Once up a time, he said, most British investors “would have been happy with an investment policy which maintained the face value of their savings and provided a regular income. Inflation has put an end to that. Today, no investment policy can be said to be successful unless a portfolio grows at least sufficiently in terms of capital and income to compensate for the depreciation of the value of money.”
The result? That “many thousands of small investors who once never ventured beyond a building society or local corporation loan now buy ordinary shares.” Sounds familiar doesn’t it?
The article goes on to complain that despite this flood into equities there was still no “professional body to which a man can turn for advice”. There was no requirement for stock brokers to understand anything other than the mechanics of investment; no way for members of the public to discover how well an adviser had done in the past, or indeed relative to any other advisers.
Hart’s solution to this was simple. He reckoned that anyone who set himself up as an investment adviser or portfolio manager should have to regularly produce documents comparing his own performance to the index.
Then, a Society of Investment Consultants should be formed which would “grant membership only to those who could show they had beaten the index”. Those who could not would be “banned from practising.” There would, he said, be no need for examinations under such a system as only one qualification would be needed for each adviser: “the ability to be right”.
I’d like to think we have moved on a bit since the 1960s. But perhaps we haven’t that much. Sure, our advisers take exams – even if they are rather too easy. Any idiot can qualify as a tied adviser, and you don’t need to be much above idiot level to pass the basic exams to be an IFA, something that makes it harder than it should be to find the good ones. And sure, there are associations aplenty.

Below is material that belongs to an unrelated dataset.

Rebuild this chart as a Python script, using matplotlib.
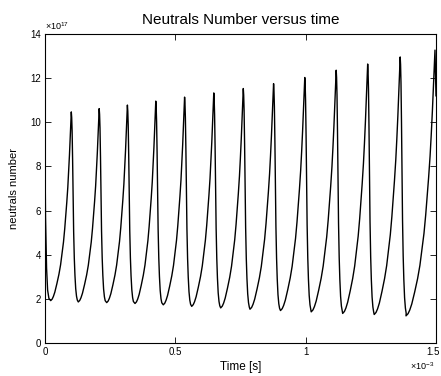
import matplotlib
matplotlib.use("Agg")
import matplotlib.pyplot as plt
from matplotlib import transforms

plt.rcParams['font.family'] = ['Liberation Sans', 'DejaVu Sans']
plt.rcParams['mathtext.fontset'] = 'custom'
plt.rcParams['mathtext.rm'] = 'Liberation Sans'
plt.rcParams['mathtext.it'] = 'Liberation Sans'

# time in 1e-3 s, neutrals in 1e17
start_t = [0.0, 0.002, 0.006, 0.010, 0.015]
start_n = [8.44, 5.7, 3.4, 2.4, 2.02]

trough_t = [0.0219, 0.1277, 0.2367, 0.3453, 0.4538, 0.5628, 0.6740,
            0.7864, 0.9034, 1.0212, 1.1420, 1.2629, 1.3849]
trough_n = [1.92, 1.86, 1.83, 1.79, 1.73, 1.66, 1.59,
            1.53, 1.47, 1.41, 1.34, 1.29, 1.23]

peak_t = [0.1009, 0.2079, 0.3161, 0.4250, 0.5355, 0.6475, 0.7607,
          0.8769, 0.9966, 1.1171, 1.2379, 1.3626, 1.4961]
peak_n = [10.47, 10.62, 10.78, 10.96, 11.14, 11.33, 11.53,
          11.75, 12.03, 12.36, 12.64, 12.96, 13.27]

end_t = [1.5]
end_n = [11.2]

# shape of one rise (fraction of rise time -> fraction of rise height)
rise_u = [0.07, 0.13, 0.2, 0.3, 0.4, 0.48, 0.55, 0.62, 0.68, 0.73, 0.78, 0.83, 0.87, 0.91, 0.94, 0.97]
rise_f = [0.008, 0.022, 0.045, 0.09, 0.14, 0.19, 0.25, 0.31, 0.38, 0.45, 0.52, 0.60, 0.68, 0.77, 0.85, 0.93]
# shape of the fall after a peak (time after peak -> fraction above next trough)
fall_dt = [0.0015, 0.0031, 0.0050, 0.0069, 0.0090, 0.0115, 0.0140, 0.0169, 0.0200, 0.0230]
fall_f = [0.97, 0.9, 0.75, 0.55, 0.37, 0.23, 0.14, 0.07, 0.03, 0.01]

t = list(start_t)
n = list(start_n)
for i in range(len(peak_t)):
    t0, n0 = trough_t[i], trough_n[i]
    t1, n1 = peak_t[i], peak_n[i]
    t.append(t0); n.append(n0)
    for u, f in zip(rise_u, rise_f):
        t.append(t0 + u * (t1 - t0))
        n.append(n0 + f * (n1 - n0))
    t.append(t1); n.append(n1)
    if i < len(peak_t) - 1:
        nn = trough_n[i + 1]
        for dt, f in zip(fall_dt, fall_f):
            t.append(t1 + dt)
            n.append(nn + f * (n1 - nn))
t += end_t
n += end_n

fig = plt.figure(figsize=(4.41, 3.76), dpi=100)
ax = fig.add_axes([45 / 441, 33 / 376, 391 / 441, 309 / 376])

ax.plot(t, n, color='black', lw=1.0)

ax.set_xlim(0, 1.5)
ax.set_ylim(0, 14)
ax.set_xticks([0, 0.5, 1, 1.5])
ax.set_xticklabels(['0', '0.5', '1', '1.5'])
ax.set_yticks(range(0, 15, 2))
ax.set_yticklabels([str(v) for v in range(0, 15, 2)])
ax.tick_params(direction='in', top=True, right=True, length=4, width=0.6,
               labelsize=7, pad=3)
for s in ax.spines.values():
    s.set_linewidth(0.8)

# keep the last x tick label inside the figure
last = ax.get_xticklabels()[-1]
last.set_transform(last.get_transform() +
                   transforms.ScaledTranslation(-3 / 100, 0, fig.dpi_scale_trans))

ax.set_title('Neutrals Number versus time', fontsize=11, pad=7)
ax.set_xlabel('Time [s]', fontsize=8.5, labelpad=3)
ax.set_ylabel('neutrals number', fontsize=8, labelpad=8)

ax.text(0.0, 1.008, r'$\times10^{17}$', transform=ax.transAxes,
        fontsize=6.5, ha='left', va='bottom')
ax.text(0.995, -0.055, r'$\times10^{-3}$', transform=ax.transAxes,
        fontsize=6.5, ha='right', va='top')

fig.savefig('out.png', dpi=100)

But it is still very hard to compare the performance of advisers against each other; we have certainly failed on the insisting they be right bit of the deal; and possibly worse, we still haven’t figured out how to make advisers honest.
A review published by the Financial Conduct Authority (FCA) a few weeks ago suggested that the majority of UK financial advisers fail to disclose the cost of their services properly, while their various complicated charging methods make it absolutely impossible for anyone to compare like with like.
The worst culprits are the higher-charging wealth managers and private banks. They aren’t doing this by mistake. It has been a year since the new rules about cost disclosure came into force and they aren’t exactly complicated. I can, in fact, sum the whole thing up for any confused advisers in just a few words: you must tell people how much you are charging them for your services in such a way that they understand what you are talking about. See? Simple.
No one is asking advisers to be “right” any more. We’ve downgraded our demands. Now all they need to be is clear. I can see how there may be some problems in the world that are just too hard to solve, but I’m amazed that creating an honest and competent group of people to give financial advice to a rich and willing clientele has to be one of them.